Tuesday, October 24, 2006

Talking To The Resistance

By Robert Dreyfuss

"In an exclusive interview , a prominent Iraqi Baathist says that the Baathist resistance in Iraq is preparing a major offensive for January 2007, and that as long as the United States refuses to open an unconditional dialogue with the Baathists, the armed resistance and its allies, there will be no respite from the withering attacks that have left more than 85 U.S. troops dead this month alone.
Salah Mukhtar, a former top Iraqi diplomat, says the resistance movement has secured control of most of Baghdad in anticipation of an American withdrawal from Iraq. Many members of the Iraqi national assembly are sympathetic to the Baath Party and the resistance, he says, and many of the tribal leaders of Iraq—both in the western province of Anbar and in parts of the mostly Shiite south—now support the Baathists.

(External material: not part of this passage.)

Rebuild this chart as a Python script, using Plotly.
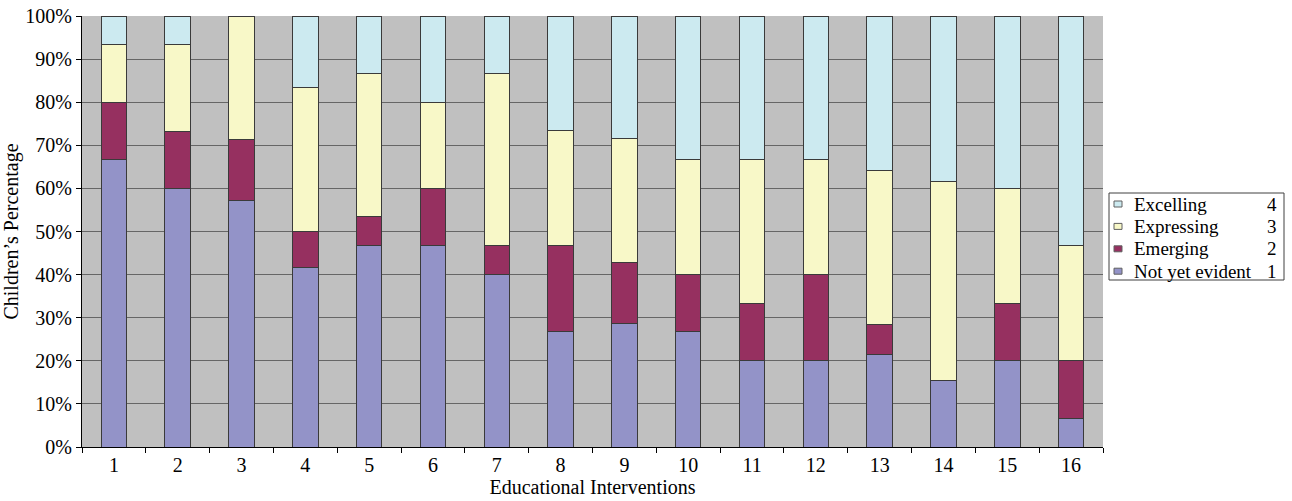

As a leading member of the now-deposed Iraqi government, Mukhtar carries a pronounced anti-Iranian bias as well as a bias against the Shiite-dominated government in power. But much of what he says rings true, and he brings a perspective that is rarely heard in the debate about Iraq within the United States. Too often, the media limits its coverage to spokesmen for the ruling Shiite-Kurdish alliance and spokesman for the moderate, often pro-American Sunnis who have been elected to the national assembly. The views of the resistance are not included.

We expect the first month of next year [January 2007] will be decisive. The Americans are exhausted, and the resistance is preparing simultaneous attacks on American forces everywhere. The increase in U.S. casualties are rising sharply as part of a decision by the resistance to increase these attacks.

The recent mortar attack on a large U.S. facility near Baghdad, which set off a prolonged series of explosions after an ammunition dump was struck, is the kind of attack that can be expected in the future. “The attack on the American base was part of a new strategy to inflict heavy casualties on American troops in Iraq,” says Mukhtar.

Mukhtar asserts that the resistance can easily seize control if the United States withdraws from Iraq. “The armed resistance has finished all the preparations to control power in Iraq,” says Mukhtar, who is in close contact with Baath Party officials inside and outside Iraq and with leaders of the Iraqi resistance.

The middle class collaborators with the United States have started to leave Iraq already. Most of them are outside Iraq: Ahmed Chalabi, Iyad Allawi and others. A second wave of agents are preparing to leave, and some have already left, to Jordan, to Syria, to Britain, and some other places, because the strategic conflict, practically speaking, has reached the point of putting an end to the occupation. The resistance is controlling Baghdad now.

He adds that if and when the United States begins to leave Iraq, the principal threat to the country’s security will come not from civil war, but from Iraq’s neighbor, Iran, which has close ties to many of the Iraqi clergy, political parties, militias and paramilitary forces.

The resistance, says Mukhtar, is led primarily by highly trained officers of the former Iraqi army, and its leaders include both Sunnis and Shiites, Arabs and Kurds, Muslims and Christians. And although it is strongest in Baghdad and in Anbar, it has support throughout the southern half of Iraq, where many Shiites are turning against the Iran-backed forces such as the Mahdi Army of Moqtada al-Sadr and the Badr Brigade of the Supreme Council for the Islamic Revolution in Iraq (SCIRI), he says.

Mukhtar revealed, for the first time, that both Secretary of Defense Donald Rumsfeld and Secretary of State Condoleezza Rice have met with Saddam Hussein in prison during recent visits to Iraq, seeking his help.

They both tried to convince him to make statements calling on the resistance to lay down its arms and to cooperate in the so-called political process. He rejected that. But they told him, ‘You can choose between the fate of Mussolini and the fate of Napoleon Bonaparte.’ Later, they alluded to something else, involving the return of the Baath party … And now some Arab governments are pressuring the United States to accept the return of the Baath Party to guarantee the stability of Iraq. Saudi Arabia, Yemen and some other Gulf states have contacted the United States to convince the United States to reinstate the Baath Party as the only solution to minimize Iranian influence in the region."